Nexstar immediately moved to shift station operations from Fort Smith to Fayetteville, as Northwest Arkansas now represented the majority of the media market's population. In February 2004, the Fayetteville facility became the main studio, and two public affairs programs produced in Fort Smith—one of which had been on the air on channel 24 since 1978—were canceled. In August, the reporter and photographer assigned to cover news in Fort Smith were moved to Fayetteville, though the station promised to cover news in Fort Smith on an as-needed basis. On August 13, 2004, both stations changed call signs: KPOM-TV to KFTA-TV and KFAA to KNWA-TV. The changes made viewers in the Arkansas River Valley feel like the station had left them behind, even though it had introduced Fort Smith–specific weather forecasts shortly afterward. The mayor of Fort Smith, Ray Baker, called the move "a mistake" that would lead to less coverage of what was then the second-largest city in Arkansas. Some business operations were consolidated at Little Rock, where Nexstar owned KARK-TV.

===As a Fox affiliate===
On April 19, 2006, Nexstar Broadcasting Group announced it would sell KFTA-TV to Brecksville, Ohio–based Mission Broadcasting, a group which maintained joint sales and shared services agreements with Nexstar-operated outlets in other cities, for $5.6 million. Under the terms of the agreement, KFTA would continue to be operated by Nexstar under agreement but would split from KNWA to broadcast Fox on a full-power signal as well as a prime time local newscast. Mission leased the Kelley Highway offices and renovated them to house its operation. The area's existing Fox affiliate was a low-power station, KPBI-CA (channel 46). KPBI-CA's affiliation agreement let Fox move its programming to a full-power station, such as KFTA-TV, on 90 days' notice. Its owner, Equity Broadcasting, challenged the sale of KFTA with the FCC, claiming the move would result in an unauthorized duopoly. While the challenge was pending, KFTA became a Fox affiliate on August 28. Until the license challenge was to be settled, KFTA continued to simulcast KNWA from 7 a.m. to 5 p.m. KFTA was only available in Fayetteville and KNWA in Fort Smith using digital subchannels. Coinciding with the switch to Fox, KFTA began airing a 9 p.m. newscast on weeknights concentrating on Fort Smith–area news. Even though the FCC approved the transaction in 2008 (admonishing Nexstar for making false claims and barring them from simulcasting each other's digital signals), Mission never acquired KFTA, and in 2019, Nexstar acquired another Northwest Arkansas–market station, KXNW (channel 34).
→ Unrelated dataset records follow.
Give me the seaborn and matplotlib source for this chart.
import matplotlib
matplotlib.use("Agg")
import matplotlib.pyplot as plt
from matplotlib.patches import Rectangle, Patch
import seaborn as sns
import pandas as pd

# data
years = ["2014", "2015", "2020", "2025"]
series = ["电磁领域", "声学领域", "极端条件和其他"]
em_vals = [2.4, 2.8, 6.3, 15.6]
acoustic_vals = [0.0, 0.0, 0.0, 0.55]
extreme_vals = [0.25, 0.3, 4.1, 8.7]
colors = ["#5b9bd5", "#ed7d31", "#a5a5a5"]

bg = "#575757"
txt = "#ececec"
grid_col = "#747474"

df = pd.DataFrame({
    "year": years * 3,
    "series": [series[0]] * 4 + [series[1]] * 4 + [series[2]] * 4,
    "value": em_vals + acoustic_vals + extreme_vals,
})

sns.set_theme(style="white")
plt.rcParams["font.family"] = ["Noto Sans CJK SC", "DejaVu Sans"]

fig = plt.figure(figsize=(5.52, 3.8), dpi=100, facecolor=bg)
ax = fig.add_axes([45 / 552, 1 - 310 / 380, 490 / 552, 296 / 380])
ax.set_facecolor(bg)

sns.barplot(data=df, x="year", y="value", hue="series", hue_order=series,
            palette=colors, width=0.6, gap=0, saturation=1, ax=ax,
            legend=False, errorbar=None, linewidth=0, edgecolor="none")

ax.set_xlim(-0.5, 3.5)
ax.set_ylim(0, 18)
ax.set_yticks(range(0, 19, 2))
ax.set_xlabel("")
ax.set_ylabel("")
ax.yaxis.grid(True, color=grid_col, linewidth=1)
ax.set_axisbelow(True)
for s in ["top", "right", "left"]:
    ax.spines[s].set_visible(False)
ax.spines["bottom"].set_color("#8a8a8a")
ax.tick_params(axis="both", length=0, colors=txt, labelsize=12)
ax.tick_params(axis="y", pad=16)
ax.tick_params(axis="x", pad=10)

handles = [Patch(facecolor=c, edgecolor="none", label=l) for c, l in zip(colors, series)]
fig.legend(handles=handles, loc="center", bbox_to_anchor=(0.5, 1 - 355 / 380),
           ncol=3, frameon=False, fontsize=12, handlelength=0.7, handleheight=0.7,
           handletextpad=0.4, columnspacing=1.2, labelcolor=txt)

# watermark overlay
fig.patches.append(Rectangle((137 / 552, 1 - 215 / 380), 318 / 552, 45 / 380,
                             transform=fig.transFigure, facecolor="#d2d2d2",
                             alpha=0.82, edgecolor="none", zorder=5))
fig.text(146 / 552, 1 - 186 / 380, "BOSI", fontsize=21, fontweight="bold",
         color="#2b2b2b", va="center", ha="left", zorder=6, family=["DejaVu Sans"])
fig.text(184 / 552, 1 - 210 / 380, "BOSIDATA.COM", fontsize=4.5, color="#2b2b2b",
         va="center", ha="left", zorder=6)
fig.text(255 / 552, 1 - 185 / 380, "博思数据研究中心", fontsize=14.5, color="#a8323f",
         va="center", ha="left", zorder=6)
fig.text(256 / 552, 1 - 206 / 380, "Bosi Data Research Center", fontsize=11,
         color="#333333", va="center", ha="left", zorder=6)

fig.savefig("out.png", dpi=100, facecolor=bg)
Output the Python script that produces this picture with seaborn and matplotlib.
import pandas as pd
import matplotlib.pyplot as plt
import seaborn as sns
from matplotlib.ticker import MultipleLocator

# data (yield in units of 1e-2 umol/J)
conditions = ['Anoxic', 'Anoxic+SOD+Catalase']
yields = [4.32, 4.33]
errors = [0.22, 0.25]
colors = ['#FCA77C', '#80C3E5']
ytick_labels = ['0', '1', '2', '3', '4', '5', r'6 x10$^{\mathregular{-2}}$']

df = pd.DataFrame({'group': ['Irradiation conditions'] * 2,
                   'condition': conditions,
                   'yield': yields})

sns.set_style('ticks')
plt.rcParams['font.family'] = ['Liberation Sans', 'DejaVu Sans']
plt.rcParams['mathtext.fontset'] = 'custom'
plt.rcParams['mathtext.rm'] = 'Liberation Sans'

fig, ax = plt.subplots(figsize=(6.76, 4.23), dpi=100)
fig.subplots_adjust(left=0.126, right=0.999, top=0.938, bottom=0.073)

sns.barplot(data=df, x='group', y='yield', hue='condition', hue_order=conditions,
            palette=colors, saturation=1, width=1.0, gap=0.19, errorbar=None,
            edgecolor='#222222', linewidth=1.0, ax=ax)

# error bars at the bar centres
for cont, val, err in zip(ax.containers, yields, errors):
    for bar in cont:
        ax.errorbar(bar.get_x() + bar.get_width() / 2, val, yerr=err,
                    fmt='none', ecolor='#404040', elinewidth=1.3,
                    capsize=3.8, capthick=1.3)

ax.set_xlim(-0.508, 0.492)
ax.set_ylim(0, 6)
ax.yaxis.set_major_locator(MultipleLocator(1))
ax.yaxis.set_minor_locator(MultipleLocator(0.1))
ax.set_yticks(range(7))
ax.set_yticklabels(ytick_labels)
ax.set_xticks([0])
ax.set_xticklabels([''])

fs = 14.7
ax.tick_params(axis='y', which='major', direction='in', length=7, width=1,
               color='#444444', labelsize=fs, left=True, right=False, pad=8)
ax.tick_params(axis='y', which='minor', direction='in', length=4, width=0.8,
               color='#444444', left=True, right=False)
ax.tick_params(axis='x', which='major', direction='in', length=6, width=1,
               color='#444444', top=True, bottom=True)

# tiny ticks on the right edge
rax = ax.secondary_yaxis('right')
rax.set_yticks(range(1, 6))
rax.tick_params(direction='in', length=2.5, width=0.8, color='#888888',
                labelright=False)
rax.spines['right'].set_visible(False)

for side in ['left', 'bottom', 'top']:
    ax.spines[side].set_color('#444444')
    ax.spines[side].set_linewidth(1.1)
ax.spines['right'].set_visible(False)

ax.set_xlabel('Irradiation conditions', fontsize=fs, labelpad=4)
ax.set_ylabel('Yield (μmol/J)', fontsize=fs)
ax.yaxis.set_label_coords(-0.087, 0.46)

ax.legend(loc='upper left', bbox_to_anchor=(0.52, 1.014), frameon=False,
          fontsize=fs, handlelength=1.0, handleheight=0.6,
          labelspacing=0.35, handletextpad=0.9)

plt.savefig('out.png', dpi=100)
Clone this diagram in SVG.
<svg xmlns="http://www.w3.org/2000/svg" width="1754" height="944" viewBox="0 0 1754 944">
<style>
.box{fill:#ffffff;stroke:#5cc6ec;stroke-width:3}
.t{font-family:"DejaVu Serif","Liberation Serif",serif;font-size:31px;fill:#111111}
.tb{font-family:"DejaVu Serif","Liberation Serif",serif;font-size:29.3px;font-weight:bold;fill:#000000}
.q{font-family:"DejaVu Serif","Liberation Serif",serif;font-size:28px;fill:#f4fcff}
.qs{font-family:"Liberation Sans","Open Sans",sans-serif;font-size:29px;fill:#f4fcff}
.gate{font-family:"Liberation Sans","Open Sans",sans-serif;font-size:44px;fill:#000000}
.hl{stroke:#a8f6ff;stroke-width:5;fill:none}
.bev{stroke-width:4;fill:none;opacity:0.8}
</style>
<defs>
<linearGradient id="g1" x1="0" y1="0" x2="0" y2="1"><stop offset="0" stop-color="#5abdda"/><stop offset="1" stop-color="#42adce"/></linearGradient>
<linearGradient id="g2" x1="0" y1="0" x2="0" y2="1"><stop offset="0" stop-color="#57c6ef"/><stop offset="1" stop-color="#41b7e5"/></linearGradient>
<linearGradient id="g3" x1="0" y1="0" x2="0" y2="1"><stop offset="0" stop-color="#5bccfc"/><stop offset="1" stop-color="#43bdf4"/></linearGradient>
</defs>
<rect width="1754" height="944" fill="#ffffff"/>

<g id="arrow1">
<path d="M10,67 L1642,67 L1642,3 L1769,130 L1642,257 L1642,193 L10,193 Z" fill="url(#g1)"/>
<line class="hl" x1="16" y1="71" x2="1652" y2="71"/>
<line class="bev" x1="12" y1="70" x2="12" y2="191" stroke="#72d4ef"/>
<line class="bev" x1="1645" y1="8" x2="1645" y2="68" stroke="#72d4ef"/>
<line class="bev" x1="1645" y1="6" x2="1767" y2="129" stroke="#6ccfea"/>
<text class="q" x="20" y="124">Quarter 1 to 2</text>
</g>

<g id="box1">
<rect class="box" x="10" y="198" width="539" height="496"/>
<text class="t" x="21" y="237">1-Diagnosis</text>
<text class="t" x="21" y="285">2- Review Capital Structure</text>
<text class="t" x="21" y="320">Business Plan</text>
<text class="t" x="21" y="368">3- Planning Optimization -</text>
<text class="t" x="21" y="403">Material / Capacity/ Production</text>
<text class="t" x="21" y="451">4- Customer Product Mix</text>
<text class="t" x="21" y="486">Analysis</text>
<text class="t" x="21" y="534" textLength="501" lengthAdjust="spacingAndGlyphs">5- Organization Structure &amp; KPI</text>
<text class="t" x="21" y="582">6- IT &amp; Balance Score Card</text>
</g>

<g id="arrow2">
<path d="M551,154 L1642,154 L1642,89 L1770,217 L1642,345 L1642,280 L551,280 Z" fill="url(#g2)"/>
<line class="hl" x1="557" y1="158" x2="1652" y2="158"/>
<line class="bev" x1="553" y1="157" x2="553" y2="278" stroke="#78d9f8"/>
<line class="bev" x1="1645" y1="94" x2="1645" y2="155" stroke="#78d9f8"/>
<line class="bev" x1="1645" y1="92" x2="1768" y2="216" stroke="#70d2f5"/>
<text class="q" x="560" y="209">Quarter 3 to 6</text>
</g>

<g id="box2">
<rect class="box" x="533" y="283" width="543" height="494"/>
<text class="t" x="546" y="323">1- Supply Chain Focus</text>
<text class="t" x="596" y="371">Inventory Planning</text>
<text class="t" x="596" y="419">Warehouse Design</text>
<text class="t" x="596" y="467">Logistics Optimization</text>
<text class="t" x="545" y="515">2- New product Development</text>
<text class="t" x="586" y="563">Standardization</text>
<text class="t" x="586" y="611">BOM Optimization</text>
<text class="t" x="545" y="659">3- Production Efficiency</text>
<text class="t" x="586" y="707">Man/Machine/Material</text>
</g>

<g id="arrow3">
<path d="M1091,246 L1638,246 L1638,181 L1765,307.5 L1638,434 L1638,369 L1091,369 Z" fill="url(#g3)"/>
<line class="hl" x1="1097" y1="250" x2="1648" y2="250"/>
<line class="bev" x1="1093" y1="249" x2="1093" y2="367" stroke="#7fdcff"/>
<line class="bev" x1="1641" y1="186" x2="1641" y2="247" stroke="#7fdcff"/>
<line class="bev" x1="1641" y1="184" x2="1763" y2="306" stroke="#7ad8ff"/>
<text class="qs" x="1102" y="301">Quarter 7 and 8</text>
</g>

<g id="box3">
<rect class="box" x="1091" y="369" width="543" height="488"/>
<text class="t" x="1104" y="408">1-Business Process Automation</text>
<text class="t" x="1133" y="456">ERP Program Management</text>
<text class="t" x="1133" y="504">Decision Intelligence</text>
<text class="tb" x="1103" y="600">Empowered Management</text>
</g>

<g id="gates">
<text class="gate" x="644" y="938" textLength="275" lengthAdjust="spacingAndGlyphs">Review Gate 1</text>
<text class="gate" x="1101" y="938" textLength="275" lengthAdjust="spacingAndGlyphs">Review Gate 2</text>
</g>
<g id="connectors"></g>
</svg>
It was able to do so because the FCC recognized KNWA-TV as operating as a satellite of KFTA-TV under a waiver.

KFTA shut its Fort Smith office in 2011 and moved all operations to Fayetteville. In October 2012, KNWA–KFTA relocated its operations into its current facility at the Dickson condominium complex on West Dickson Street, occupying approximately 12,000 sqft of studio space on the third floor of the building. After moving into the Dickson facility, Nexstar expanded news production on KFTA to include a 7 a.m. morning news extension, a 5:30 p.m. newscast, and prime time newscasts on weekends.

==Technical information==
===Subchannels===
KFTA-TV's transmitter is located on Cartwright Mountain near Artist Point; KNWA-TV's transmitter is southeast of Garfield. KFTA-TV and KNWA-TV broadcast two shared channels (Fox on 24.1 and 51.2 and NBC on 24.2 and 51.1) and two unique diginets each. Also broadcast on the KFTA-TV multiplex is a simulcast of KXNW, whose own signal does not reach the Fort Smith area.

Subchannels of KFTA-TV
| Channel | Res. | Short name | Programming |
| 24.1 | 720p | KFTA-DT | Fox |
| 24.2 | 1080i | KNWA-DT | NBC (KNWA-TV) |
| 24.3 | 480p | Mystery | Ion Mystery |
| 24.4 | CourtTV | Court TV → Outlaw (soon) |
| 34.1 | 720p | KXNW-DT | MyNetworkTV (KXNW) |

===Analog-to-digital conversion===
KFTA-TV discontinued regular programming on its analog signal (over UHF channel 24) in November 2008, due to the failure of its analog transmitter. The station's digital signal remained on its pre-transition UHF channel 27, using virtual channel 24.